↓↓↓

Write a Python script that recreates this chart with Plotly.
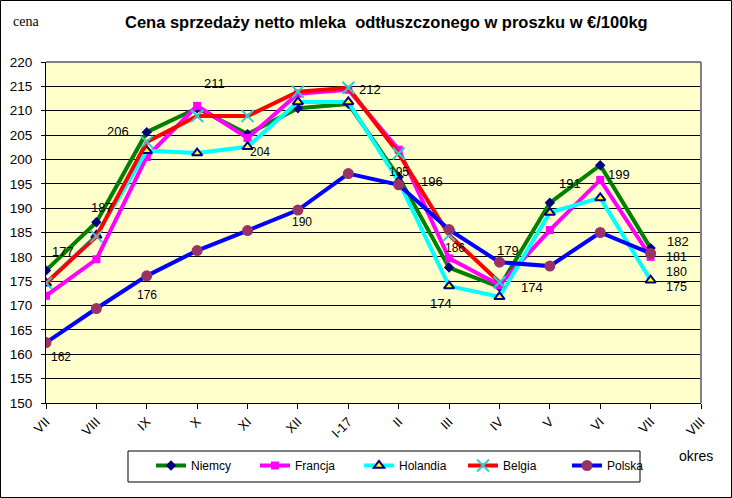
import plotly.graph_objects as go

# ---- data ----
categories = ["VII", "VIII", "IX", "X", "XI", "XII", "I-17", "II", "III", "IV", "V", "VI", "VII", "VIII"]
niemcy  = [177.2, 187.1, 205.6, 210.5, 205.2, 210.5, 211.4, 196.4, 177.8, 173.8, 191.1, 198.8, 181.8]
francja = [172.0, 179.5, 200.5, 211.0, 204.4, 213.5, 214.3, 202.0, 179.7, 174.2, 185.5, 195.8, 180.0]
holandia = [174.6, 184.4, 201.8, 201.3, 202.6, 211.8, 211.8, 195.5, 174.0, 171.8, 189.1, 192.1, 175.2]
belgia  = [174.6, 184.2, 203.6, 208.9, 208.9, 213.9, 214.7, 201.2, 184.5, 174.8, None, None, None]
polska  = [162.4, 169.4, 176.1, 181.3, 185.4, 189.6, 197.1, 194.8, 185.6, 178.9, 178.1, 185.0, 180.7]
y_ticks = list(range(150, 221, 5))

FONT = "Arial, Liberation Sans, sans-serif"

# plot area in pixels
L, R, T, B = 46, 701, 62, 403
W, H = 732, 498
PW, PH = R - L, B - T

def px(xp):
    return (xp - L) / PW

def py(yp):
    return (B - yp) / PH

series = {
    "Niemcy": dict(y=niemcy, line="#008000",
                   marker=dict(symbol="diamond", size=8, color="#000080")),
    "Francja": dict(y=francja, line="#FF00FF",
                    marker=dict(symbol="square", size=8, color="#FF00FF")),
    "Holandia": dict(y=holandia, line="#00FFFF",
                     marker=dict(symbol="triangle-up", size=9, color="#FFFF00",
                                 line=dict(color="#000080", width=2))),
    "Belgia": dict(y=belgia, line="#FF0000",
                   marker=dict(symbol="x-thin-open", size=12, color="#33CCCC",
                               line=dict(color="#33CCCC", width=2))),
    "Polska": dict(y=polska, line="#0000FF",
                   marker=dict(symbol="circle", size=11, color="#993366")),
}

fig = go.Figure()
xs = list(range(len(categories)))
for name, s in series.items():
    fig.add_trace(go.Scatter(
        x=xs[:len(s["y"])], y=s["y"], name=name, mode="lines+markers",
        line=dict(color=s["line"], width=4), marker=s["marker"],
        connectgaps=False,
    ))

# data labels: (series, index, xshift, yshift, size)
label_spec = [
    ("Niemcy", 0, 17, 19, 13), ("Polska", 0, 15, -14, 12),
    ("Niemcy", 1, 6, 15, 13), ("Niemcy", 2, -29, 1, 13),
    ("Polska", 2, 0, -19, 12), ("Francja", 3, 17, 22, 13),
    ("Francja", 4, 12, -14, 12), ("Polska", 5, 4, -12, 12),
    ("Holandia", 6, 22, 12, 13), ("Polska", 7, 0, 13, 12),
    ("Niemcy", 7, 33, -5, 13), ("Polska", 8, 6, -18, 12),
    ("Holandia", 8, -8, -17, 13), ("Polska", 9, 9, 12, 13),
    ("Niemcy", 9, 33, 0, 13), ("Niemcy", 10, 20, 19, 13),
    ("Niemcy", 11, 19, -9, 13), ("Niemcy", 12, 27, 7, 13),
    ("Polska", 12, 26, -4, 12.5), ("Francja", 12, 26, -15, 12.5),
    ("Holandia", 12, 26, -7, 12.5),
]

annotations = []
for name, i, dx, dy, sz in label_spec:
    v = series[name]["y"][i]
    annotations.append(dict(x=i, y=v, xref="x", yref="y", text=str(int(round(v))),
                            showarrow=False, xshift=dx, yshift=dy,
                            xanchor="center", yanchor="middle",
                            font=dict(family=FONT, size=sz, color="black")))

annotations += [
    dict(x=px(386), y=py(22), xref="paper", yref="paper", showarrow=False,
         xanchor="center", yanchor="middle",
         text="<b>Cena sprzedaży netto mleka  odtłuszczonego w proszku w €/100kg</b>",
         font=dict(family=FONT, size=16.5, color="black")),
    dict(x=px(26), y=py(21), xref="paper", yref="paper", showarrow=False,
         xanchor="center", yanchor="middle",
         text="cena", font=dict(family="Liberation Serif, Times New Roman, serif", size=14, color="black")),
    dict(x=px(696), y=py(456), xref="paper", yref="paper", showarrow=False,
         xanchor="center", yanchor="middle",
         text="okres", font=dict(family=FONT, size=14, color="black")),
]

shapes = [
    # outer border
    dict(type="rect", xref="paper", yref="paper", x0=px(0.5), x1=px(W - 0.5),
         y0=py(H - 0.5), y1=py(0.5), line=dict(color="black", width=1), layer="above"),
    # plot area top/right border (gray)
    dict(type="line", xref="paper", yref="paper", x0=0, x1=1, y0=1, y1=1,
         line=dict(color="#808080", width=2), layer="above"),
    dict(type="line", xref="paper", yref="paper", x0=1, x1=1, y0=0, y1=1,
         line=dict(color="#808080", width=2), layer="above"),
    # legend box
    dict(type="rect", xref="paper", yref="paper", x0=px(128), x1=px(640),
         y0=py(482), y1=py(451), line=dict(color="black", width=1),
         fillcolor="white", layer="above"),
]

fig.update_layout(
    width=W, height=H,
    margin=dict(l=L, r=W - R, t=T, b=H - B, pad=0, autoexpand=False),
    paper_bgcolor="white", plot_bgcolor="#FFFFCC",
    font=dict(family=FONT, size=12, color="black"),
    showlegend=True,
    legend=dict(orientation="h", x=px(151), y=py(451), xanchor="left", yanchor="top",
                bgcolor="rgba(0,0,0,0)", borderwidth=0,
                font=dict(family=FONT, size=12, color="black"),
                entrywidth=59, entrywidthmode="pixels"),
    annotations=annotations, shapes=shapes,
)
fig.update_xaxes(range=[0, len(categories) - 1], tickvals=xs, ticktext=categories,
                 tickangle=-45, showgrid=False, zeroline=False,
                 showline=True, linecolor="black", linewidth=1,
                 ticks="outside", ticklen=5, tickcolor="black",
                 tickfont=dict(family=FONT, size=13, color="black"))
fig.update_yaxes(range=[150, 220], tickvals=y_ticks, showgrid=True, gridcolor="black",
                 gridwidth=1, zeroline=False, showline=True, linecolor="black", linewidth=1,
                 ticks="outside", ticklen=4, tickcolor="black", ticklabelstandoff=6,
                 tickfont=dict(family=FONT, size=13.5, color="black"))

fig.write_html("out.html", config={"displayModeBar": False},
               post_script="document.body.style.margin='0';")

↑↑↑
↓↓↓

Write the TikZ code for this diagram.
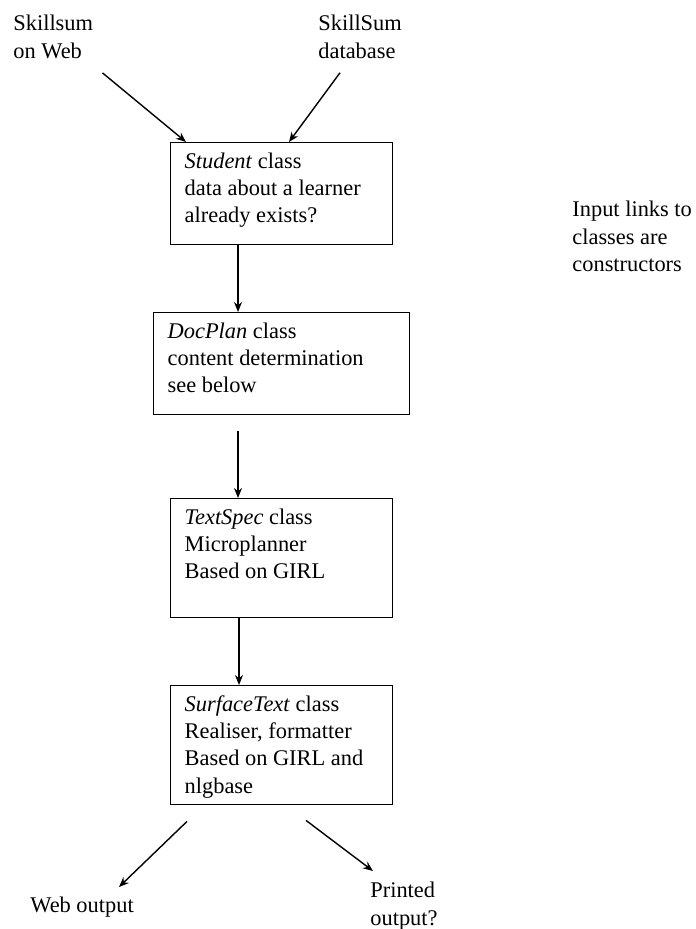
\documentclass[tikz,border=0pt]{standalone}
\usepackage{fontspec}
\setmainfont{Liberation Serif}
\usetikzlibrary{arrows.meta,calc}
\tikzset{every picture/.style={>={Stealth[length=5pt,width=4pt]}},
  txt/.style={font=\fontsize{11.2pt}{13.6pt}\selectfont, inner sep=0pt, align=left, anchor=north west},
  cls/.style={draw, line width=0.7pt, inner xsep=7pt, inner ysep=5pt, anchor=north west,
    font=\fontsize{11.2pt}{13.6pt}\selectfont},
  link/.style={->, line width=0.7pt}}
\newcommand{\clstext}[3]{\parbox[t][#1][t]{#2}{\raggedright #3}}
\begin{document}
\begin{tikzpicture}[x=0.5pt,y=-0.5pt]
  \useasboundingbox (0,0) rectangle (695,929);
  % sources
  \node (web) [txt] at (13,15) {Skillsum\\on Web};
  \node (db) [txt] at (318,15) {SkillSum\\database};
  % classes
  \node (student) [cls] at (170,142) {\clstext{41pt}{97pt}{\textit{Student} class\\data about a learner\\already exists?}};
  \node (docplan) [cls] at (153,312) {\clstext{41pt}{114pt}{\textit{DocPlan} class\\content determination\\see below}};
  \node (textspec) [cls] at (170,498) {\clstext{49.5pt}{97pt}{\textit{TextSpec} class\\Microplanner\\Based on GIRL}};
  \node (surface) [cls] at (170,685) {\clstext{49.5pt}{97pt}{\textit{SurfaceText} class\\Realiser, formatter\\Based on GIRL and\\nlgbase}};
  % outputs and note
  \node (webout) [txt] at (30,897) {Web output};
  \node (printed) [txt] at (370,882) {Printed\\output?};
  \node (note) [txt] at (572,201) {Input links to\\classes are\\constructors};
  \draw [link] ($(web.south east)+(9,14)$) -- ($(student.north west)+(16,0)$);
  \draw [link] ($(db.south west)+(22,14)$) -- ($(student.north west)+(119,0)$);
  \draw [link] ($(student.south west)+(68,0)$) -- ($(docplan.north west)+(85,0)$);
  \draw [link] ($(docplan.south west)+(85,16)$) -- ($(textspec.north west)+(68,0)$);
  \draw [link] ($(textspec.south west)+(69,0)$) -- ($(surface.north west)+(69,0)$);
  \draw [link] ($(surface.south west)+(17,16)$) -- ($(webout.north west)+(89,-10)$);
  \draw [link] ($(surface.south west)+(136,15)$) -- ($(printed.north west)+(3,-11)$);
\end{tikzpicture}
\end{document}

↑↑↑

DIRECTIVE.
Keep to the lines above from the line with "Write a Python" to the line with "return (B - yp) / PH", and set down exactly those, inclusive, with nothing else and every picture left out.

TASK RESULT.
Write a Python script that recreates this chart with Plotly.
import plotly.graph_objects as go

# ---- data ----
categories = ["VII", "VIII", "IX", "X", "XI", "XII", "I-17", "II", "III", "IV", "V", "VI", "VII", "VIII"]
niemcy  = [177.2, 187.1, 205.6, 210.5, 205.2, 210.5, 211.4, 196.4, 177.8, 173.8, 191.1, 198.8, 181.8]
francja = [172.0, 179.5, 200.5, 211.0, 204.4, 213.5, 214.3, 202.0, 179.7, 174.2, 185.5, 195.8, 180.0]
holandia = [174.6, 184.4, 201.8, 201.3, 202.6, 211.8, 211.8, 195.5, 174.0, 171.8, 189.1, 192.1, 175.2]
belgia  = [174.6, 184.2, 203.6, 208.9, 208.9, 213.9, 214.7, 201.2, 184.5, 174.8, None, None, None]
polska  = [162.4, 169.4, 176.1, 181.3, 185.4, 189.6, 197.1, 194.8, 185.6, 178.9, 178.1, 185.0, 180.7]
y_ticks = list(range(150, 221, 5))

FONT = "Arial, Liberation Sans, sans-serif"

# plot area in pixels
L, R, T, B = 46, 701, 62, 403
W, H = 732, 498
PW, PH = R - L, B - T

def px(xp):
    return (xp - L) / PW

def py(yp):
    return (B - yp) / PH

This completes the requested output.